▶
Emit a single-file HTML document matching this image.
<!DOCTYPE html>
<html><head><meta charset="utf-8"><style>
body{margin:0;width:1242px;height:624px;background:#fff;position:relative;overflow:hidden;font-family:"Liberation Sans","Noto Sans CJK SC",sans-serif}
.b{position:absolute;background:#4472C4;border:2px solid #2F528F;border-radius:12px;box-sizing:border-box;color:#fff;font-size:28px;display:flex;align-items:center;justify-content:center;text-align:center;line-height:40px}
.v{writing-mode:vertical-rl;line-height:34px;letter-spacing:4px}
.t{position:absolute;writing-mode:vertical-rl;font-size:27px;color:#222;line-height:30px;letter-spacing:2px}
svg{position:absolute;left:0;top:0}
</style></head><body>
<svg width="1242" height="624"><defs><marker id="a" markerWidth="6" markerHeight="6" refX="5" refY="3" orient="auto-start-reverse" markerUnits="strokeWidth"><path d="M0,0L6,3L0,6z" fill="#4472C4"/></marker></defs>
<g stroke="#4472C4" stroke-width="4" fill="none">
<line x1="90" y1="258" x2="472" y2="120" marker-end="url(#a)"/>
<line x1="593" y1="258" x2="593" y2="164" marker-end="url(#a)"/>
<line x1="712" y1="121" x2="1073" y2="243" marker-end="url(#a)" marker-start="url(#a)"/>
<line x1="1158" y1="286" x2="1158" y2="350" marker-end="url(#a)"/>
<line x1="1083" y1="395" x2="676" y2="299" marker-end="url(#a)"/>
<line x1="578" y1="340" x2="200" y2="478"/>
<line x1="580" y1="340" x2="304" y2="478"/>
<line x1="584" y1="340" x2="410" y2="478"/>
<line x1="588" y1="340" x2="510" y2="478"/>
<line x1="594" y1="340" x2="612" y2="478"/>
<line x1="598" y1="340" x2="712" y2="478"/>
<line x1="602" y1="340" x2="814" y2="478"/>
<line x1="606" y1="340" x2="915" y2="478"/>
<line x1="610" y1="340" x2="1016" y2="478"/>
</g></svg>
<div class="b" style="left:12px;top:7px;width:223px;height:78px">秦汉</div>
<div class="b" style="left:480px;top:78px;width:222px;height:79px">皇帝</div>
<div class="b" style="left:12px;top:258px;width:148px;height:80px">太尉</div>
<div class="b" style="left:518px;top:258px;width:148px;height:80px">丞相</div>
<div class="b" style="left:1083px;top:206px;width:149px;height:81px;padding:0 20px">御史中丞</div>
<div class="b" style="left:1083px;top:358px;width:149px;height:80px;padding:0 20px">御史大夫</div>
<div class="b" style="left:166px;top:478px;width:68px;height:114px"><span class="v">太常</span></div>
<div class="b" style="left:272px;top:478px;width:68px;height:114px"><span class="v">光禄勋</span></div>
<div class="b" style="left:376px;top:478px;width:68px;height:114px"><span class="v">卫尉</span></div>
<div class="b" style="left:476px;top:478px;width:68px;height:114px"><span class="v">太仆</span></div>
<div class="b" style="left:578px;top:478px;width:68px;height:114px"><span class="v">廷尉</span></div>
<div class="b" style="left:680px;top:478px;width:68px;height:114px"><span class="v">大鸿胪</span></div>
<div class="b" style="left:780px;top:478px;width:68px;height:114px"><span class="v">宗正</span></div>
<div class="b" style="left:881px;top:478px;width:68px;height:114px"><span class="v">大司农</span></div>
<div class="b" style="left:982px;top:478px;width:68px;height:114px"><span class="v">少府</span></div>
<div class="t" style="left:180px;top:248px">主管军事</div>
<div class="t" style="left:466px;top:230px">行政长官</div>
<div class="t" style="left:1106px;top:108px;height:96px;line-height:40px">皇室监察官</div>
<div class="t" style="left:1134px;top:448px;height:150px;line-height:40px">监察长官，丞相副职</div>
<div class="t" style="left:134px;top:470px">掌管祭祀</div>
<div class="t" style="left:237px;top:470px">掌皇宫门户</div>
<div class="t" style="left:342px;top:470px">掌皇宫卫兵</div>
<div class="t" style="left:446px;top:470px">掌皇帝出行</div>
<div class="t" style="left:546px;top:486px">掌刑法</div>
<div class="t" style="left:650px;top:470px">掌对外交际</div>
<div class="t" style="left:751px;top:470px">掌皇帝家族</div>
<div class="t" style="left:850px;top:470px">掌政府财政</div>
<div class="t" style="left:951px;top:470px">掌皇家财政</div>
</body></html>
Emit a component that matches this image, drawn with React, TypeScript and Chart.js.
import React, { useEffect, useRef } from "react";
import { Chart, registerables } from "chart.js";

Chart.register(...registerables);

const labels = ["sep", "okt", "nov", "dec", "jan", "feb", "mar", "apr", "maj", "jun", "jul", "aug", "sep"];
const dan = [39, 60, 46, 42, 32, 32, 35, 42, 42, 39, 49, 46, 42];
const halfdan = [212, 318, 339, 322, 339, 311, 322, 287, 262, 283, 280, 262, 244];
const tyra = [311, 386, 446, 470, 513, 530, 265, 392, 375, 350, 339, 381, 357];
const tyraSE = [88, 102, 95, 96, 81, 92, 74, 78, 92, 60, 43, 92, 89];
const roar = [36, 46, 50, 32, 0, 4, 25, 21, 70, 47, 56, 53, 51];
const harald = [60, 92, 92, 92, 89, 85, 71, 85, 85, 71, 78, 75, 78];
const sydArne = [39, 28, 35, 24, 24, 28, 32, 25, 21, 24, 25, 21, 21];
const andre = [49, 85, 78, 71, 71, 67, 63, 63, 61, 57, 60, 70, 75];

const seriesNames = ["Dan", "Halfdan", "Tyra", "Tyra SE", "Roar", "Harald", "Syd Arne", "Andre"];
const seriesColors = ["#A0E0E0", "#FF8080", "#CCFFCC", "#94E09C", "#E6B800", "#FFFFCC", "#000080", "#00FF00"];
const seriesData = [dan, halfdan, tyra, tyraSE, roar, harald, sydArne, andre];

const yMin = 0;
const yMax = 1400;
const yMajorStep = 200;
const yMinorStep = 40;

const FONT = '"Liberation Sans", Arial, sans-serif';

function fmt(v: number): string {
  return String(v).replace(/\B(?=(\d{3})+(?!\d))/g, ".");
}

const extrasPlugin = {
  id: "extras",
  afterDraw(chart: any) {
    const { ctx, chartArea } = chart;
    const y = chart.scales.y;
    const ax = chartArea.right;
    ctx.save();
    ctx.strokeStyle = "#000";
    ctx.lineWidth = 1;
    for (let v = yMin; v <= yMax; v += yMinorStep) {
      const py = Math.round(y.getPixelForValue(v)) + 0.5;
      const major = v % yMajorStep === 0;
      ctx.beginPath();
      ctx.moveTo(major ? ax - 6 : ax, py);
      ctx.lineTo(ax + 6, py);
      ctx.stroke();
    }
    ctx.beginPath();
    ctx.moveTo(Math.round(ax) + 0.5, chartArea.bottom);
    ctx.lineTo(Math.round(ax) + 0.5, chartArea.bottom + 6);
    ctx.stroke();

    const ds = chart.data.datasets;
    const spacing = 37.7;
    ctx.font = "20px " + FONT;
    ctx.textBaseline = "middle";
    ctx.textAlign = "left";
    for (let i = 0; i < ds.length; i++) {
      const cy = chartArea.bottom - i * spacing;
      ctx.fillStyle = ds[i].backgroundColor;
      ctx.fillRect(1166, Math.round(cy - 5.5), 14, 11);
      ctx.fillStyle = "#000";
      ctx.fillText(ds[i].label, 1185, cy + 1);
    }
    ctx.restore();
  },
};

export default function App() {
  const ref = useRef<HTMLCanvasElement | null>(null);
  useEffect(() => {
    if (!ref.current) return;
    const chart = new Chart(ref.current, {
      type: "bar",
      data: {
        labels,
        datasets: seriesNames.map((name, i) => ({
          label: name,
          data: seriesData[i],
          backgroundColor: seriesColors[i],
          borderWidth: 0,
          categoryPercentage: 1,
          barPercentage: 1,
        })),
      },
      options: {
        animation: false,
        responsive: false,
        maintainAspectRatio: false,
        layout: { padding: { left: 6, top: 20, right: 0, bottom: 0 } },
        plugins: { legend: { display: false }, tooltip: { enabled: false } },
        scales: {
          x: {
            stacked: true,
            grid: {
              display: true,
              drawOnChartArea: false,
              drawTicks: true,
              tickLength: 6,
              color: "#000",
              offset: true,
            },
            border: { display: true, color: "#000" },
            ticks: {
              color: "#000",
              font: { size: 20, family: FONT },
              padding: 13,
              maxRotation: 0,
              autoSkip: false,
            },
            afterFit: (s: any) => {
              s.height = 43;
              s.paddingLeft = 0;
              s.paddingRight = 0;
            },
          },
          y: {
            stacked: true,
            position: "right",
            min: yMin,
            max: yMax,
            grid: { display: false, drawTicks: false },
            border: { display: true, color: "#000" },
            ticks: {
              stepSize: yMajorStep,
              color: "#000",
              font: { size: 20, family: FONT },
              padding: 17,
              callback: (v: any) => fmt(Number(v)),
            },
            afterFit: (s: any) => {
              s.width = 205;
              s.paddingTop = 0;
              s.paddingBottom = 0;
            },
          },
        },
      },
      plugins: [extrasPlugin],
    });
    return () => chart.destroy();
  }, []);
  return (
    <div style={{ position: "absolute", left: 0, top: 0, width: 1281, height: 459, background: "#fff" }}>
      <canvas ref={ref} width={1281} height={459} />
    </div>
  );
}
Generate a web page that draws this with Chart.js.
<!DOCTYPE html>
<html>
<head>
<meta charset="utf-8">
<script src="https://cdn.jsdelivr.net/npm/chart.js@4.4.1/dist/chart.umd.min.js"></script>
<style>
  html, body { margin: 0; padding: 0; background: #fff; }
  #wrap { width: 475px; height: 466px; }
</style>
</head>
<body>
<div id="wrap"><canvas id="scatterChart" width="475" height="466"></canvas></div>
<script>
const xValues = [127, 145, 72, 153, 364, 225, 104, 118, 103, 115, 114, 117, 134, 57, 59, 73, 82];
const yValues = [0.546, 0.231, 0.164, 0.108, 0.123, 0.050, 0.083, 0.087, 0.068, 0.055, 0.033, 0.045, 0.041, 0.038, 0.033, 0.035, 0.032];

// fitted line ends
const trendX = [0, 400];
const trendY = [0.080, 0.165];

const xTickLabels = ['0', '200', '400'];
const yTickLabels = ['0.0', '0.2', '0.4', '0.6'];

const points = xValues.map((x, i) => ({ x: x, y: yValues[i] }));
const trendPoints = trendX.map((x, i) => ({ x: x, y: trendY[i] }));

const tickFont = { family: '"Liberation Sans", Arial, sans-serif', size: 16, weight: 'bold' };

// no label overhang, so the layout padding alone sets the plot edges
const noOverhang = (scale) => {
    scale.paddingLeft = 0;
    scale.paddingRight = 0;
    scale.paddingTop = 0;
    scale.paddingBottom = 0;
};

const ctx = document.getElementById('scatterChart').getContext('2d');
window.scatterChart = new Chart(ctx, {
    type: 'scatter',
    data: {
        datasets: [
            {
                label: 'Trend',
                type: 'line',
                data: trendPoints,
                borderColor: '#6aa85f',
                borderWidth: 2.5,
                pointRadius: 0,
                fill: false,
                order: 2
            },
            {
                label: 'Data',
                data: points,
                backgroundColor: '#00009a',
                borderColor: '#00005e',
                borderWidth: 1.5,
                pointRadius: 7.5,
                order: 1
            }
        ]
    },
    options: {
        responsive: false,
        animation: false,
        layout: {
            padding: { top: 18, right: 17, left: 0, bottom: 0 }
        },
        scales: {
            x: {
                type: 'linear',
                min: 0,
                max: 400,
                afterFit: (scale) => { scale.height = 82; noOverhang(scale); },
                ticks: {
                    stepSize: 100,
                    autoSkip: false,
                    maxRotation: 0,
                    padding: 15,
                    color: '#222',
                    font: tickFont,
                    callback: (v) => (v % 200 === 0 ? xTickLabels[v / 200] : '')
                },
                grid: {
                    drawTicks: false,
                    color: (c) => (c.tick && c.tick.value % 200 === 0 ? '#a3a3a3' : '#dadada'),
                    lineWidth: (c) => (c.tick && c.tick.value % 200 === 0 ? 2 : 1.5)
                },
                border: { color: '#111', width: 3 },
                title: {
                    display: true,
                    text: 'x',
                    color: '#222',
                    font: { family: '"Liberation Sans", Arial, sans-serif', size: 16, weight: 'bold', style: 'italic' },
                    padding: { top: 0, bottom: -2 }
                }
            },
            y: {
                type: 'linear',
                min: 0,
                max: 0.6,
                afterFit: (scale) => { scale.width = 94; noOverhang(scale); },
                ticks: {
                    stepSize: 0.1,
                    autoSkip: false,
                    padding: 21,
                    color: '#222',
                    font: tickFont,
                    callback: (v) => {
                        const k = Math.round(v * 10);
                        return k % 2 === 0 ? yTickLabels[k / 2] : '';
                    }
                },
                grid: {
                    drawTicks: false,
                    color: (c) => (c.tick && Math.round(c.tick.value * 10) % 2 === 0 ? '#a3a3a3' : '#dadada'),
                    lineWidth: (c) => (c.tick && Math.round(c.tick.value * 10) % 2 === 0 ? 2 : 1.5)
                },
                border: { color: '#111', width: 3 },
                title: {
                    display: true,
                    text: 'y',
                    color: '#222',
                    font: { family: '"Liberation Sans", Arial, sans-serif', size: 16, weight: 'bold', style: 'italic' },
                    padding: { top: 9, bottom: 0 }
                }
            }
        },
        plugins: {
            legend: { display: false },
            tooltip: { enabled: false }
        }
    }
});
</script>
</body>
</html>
◀
Repeat these lines exactly and nothing more: the one containing "Emit a component", the one containing "Chart.register(...registerables);", and all the lines between.

- [Answer to this exercise]
Emit a component that matches this image, drawn with React, TypeScript and Chart.js.
import React, { useEffect, useRef } from "react";
import { Chart, registerables } from "chart.js";

Chart.register(...registerables);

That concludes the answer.